Centralise documentation. Every subcontractor's compliance documents should be in one place. When a client auditor or HSE inspector asks to see an insurance certificate, you shouldn't need to search through emails, WhatsApp messages, and shared drives with ambiguous filenames.

Automate expiry tracking. Set up alerts for insurance renewals, CSCS card expiry dates, and CIS verification checks. Manual diary entries get missed. Automated reminders at 30, 14, and 7 days before expiry give you time to chase renewals before cover lapses. Our free insurance expiry calculator can give you an instant snapshot of which subcontractors need attention.

Make it easy for subcontractors. The harder you make it for a subcontractor to submit their documents, the longer it takes and the more chasing you do. If a sub can photograph their cert on their phone and upload it in under a minute, your compliance records stay current. If they need to scan, email, and follow up, they'll put it off.

Frequently asked questions

Is CDM compliance a legal requirement?

Yes. The Construction (Design and Management) Regulations 2015 apply to all construction work in Great Britain. Non-compliance is a criminal offence enforceable by the HSE, with penalties including unlimited fines and imprisonment for serious breaches.

What are the CDM requirements for projects with only one contractor?

On single-contractor projects, the contractor takes on the duties of both contractor and principal contractor.
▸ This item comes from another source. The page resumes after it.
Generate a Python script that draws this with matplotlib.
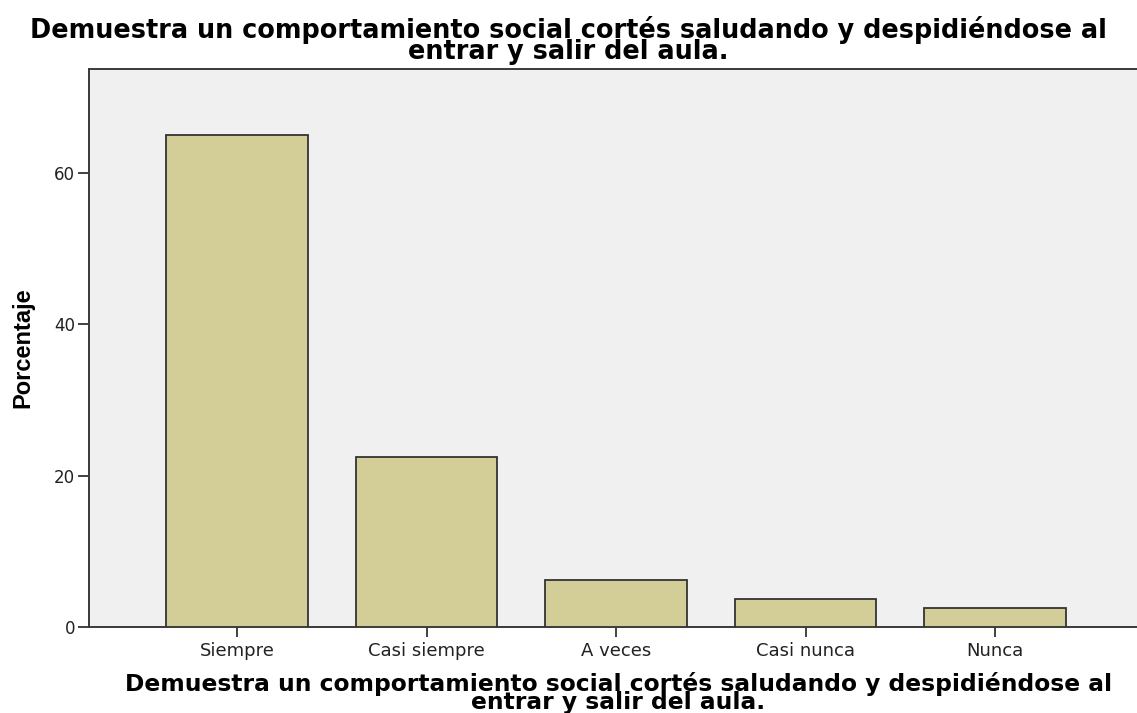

The client must still ensure the project is managed safely, but does not need to appoint a separate principal designer or principal contractor.

What happens if you don't follow CDM regulations?

The HSE can issue improvement notices, prohibition notices (stopping work immediately), or prosecute. Penalties for health and safety offences can include unlimited fines. For serious breaches causing death or serious injury, individuals can face imprisonment.

Sources

This guide is for informational purposes and does not constitute legal advice. For project-specific CDM compliance questions, consult a qualified health and safety professional.